Dosing De-Chlorinator At Water Change

Teacher Martyn

Fish Fanatic
Joined
Apr 11, 2012
Messages
132
Reaction score
0
Location
Hastings, East Sussex, England.
Can someone clear this up for me?

When adding new water for a weekly water change, do you dose for the whole tank or just the new water?

I've read one thing on here and been told a different thing by an LFS, albeit a good one.

Thanks.
 
Just treat the new water that you are adding. If you dose for the whole tank you will, no doubt, be overdosing the water and affecting your fish.

David
 
Just treat the new water that you are adding. If you dose for the whole tank you will, no doubt, be overdosing the water and affecting your fish.

David


Interesting you say that and, yes, that would seem to make sense, but I've read on here in passing many times recommendations that you dose for the whole tank.

I think, on one occasion, I read a very scientific explanation of why as well.
 
i used to dose bucket by bucket. but now i just dose the whole tank and fill it with a hose or something. its a lot easier

a lot of people on here say to dose the whole tank. surely if this many people are doing it, its not going to harm the fish?
 
I dose the whole tank and fill up with a hose pipe.

Not had any problems yet.
 
There are two ways of dechlorinating, and which method you use depends on how you do your water changes.

If you're using buckets, then you add enough dechlor for the amount of water in each bucket.

If you're using a hose and refilling straight to the tank, then you need to use enough dechlor for the whole tank, before you start refilling.

The reason for this is, in your tank, some of the dechlor gets bound up by organic compounds, like nitrates, so you need to use more than if you're dechlorinating straight tap water.
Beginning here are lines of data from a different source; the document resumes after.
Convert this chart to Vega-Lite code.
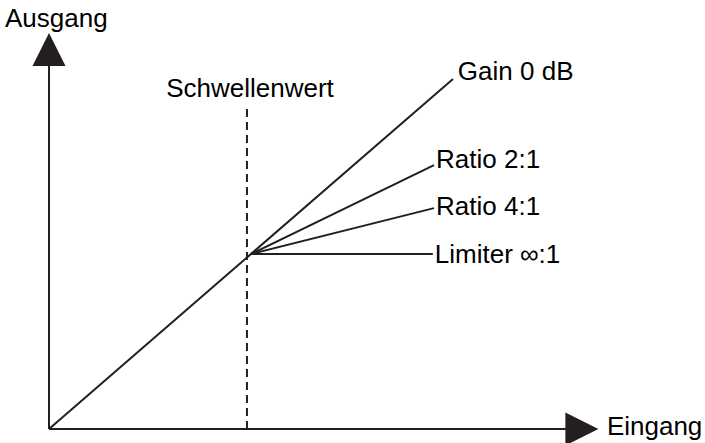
{
  "$schema": "https://vega.github.io/schema/vega-lite/v6.json",
  "width": 705,
  "height": 443,
  "autosize": {"type": "none"},
  "padding": 0,
  "background": "white",
  "config": {"view": {"stroke": null}},
  "datasets": {
    "segments": [
      {"series": "Eingang-Achse", "x": 0, "y": 0},
      {"series": "Eingang-Achse", "x": 128, "y": 0},
      {"series": "Ausgang-Achse", "x": 0, "y": 0},
      {"series": "Ausgang-Achse", "x": 0, "y": 104},
      {"series": "Gain 0 dB", "x": 0, "y": 0},
      {"series": "Gain 0 dB", "x": 100, "y": 100},
      {"series": "Ratio 2:1", "x": 50, "y": 50},
      {"series": "Ratio 2:1", "x": 95.3, "y": 75.4},
      {"series": "Ratio 4:1", "x": 50, "y": 50},
      {"series": "Ratio 4:1", "x": 95.3, "y": 63.1},
      {"series": "Limiter", "x": 50, "y": 50},
      {"series": "Limiter", "x": 95, "y": 50}
    ],
    "threshold": [{"x": 49, "y": 0, "y2": 92.6}],
    "thresholdLabel": [{"text": "Schwellenwert", "x": 49.75, "y": 94.9}],
    "arrows": [
      {"dir": "up", "x": 0, "y": 108.4},
      {"dir": "right", "x": 131.9, "y": 0}
    ],
    "labels": [
      {"text": "Gain 0 dB", "x": 101.2, "y": 99.7},
      {"text": "Ratio 2:1", "x": 95.8, "y": 74.6},
      {"text": "Ratio 4:1", "x": 95.8, "y": 61.1},
      {"text": "Limiter ∞:1", "x": 95.5, "y": 47.4},
      {"text": "Ausgang", "x": -10.9, "y": 114.9},
      {"text": "Eingang", "x": 138.1, "y": -1.7}
    ]
  },
  "encoding": {
    "x": {"field": "x", "type": "quantitative", "axis": null, "scale": {"domain": [-12.13, 162.38], "nice": false, "zero": false}},
    "y": {"field": "y", "type": "quantitative", "axis": null, "scale": {"domain": [-4, 122.57], "nice": false, "zero": false}}
  },
  "layer": [
    {
      "data": {"name": "segments"},
      "mark": {"type": "line", "color": "#231f20", "strokeWidth": 2, "strokeCap": "butt"},
      "encoding": {"detail": {"field": "series", "type": "nominal"}, "order": {"field": "x", "type": "quantitative"}}
    },
    {
      "data": {"name": "threshold"},
      "mark": {"type": "rule", "color": "#231f20", "strokeWidth": 2, "strokeDash": [8, 5]},
      "encoding": {"y2": {"field": "y2"}}
    },
    {
      "data": {"name": "arrows"},
      "mark": {"type": "point", "filled": true, "color": "#231f20", "opacity": 1, "size": 1089},
      "encoding": {
        "shape": {"field": "dir", "type": "nominal", "legend": null, "scale": {"domain": ["up", "right"], "range": ["M0,-1L1,1L-1,1Z", "M-1,-1L1,0L-1,1Z"]}}
      }
    },
    {
      "data": {"name": "labels"},
      "mark": {"type": "text", "font": "Liberation Sans", "fontSize": 26, "color": "#000000", "align": "left", "baseline": "alphabetic"},
      "encoding": {"text": {"field": "text"}}
    },
    {
      "data": {"name": "thresholdLabel"},
      "mark": {"type": "text", "font": "Liberation Sans", "fontSize": 26, "color": "#000000", "align": "center", "baseline": "alphabetic"},
      "encoding": {"text": {"field": "text"}}
    }
  ]
}
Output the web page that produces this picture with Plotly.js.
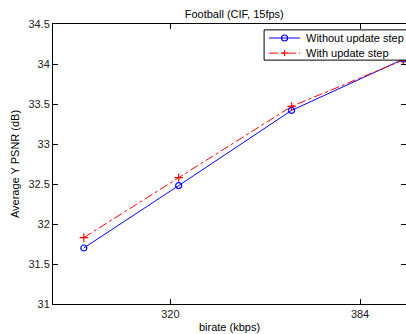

There's certainly no risk of 'overdosing' using the whole tank method. It's very hard to overdose on dechlors; you'd need to be tipping bottles of the stuff in before it affected your fish.
 
There are two ways of dechlorinating, and which method you use depends on how you do your water changes.

If you're using buckets, then you add enough dechlor for the amount of water in each bucket.
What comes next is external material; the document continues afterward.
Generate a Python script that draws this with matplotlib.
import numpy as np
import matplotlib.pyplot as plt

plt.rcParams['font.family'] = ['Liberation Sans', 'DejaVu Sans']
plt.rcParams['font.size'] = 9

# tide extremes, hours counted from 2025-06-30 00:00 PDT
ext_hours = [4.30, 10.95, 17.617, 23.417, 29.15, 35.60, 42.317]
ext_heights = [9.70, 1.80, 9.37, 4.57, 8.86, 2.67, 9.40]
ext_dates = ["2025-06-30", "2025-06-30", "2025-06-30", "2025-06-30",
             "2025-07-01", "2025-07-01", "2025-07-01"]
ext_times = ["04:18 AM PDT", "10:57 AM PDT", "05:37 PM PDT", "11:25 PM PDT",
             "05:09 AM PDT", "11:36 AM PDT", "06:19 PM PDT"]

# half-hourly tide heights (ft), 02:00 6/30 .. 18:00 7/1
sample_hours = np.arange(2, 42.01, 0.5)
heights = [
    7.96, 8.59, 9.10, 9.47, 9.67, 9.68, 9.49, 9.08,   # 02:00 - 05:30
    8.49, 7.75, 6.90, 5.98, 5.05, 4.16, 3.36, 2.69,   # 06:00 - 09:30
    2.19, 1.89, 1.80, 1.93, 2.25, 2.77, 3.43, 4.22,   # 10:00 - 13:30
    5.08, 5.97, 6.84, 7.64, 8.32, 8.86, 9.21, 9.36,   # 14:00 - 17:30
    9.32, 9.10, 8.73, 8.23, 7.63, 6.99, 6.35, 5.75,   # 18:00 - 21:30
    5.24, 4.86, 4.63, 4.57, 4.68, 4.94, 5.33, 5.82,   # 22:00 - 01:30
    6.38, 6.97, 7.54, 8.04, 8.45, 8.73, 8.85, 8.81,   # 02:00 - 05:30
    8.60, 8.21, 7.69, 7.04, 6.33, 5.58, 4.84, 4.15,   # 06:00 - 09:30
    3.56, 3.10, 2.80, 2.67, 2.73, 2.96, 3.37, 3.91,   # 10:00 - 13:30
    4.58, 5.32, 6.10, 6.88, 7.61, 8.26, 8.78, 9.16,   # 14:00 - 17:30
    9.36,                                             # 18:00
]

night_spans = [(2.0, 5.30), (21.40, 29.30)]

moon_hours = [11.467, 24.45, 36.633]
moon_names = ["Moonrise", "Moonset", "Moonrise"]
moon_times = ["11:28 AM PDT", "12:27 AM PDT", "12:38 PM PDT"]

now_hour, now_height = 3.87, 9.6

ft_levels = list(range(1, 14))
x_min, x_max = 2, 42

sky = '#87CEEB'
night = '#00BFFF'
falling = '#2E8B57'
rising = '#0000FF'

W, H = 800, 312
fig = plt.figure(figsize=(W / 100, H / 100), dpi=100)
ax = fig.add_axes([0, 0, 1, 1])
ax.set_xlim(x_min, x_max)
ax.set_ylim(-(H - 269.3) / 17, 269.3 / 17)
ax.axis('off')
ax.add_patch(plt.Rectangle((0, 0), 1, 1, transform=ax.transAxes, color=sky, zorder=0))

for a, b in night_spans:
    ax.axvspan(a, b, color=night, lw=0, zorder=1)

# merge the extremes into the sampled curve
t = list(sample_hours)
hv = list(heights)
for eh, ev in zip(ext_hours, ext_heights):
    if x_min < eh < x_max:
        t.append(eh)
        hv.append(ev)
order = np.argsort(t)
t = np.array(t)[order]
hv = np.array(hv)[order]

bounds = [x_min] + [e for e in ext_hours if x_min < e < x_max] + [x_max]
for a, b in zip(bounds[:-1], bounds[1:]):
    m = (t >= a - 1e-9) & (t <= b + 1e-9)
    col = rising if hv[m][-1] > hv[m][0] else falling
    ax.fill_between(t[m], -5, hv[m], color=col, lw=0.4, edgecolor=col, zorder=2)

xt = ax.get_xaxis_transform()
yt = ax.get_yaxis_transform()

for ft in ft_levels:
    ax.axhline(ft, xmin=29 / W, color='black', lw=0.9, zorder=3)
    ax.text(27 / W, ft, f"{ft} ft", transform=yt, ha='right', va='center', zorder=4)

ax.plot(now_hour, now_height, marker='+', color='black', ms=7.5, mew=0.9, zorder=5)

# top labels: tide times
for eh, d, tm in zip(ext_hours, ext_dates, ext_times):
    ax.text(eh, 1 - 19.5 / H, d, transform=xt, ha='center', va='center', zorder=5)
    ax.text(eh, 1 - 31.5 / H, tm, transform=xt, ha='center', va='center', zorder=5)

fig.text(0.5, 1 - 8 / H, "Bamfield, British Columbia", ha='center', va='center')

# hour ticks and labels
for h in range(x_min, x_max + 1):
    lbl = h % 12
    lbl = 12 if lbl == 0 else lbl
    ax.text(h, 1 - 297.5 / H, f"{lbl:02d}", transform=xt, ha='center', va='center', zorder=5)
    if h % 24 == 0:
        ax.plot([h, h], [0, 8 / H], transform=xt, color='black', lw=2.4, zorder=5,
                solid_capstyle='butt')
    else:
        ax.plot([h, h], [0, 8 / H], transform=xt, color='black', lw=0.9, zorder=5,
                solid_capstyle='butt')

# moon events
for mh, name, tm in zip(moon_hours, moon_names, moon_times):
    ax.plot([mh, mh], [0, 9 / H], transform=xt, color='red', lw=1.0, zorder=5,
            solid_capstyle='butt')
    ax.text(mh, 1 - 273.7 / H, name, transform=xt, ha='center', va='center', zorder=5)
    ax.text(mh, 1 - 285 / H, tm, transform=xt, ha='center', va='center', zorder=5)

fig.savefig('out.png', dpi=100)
If you're using a hose and refilling straight to the tank, then you need to use enough dechlor for the whole tank, before you start refilling.

The reason for this is, in your tank, some of the dechlor gets bound up by organic compounds, like nitrates, so you need to use more than if you're dechlorinating straight tap water.

There's certainly no risk of 'overdosing' using the whole tank method. It's very hard to overdose on dechlors; you'd need to be tipping bottles of the stuff in before it affected your fish.


Thanks. That is exactly the answer I was looking for. Makes it all clear now.
 
One problem about dosing for the whole tank (if using Aquasafe for example) is wasting it more than you would with buckets / bottles, as you need 5 ml of the solution for just 10L, whereas stuff such as seachem prime would do that in a few drops, or any pool dechlorinator for that matter.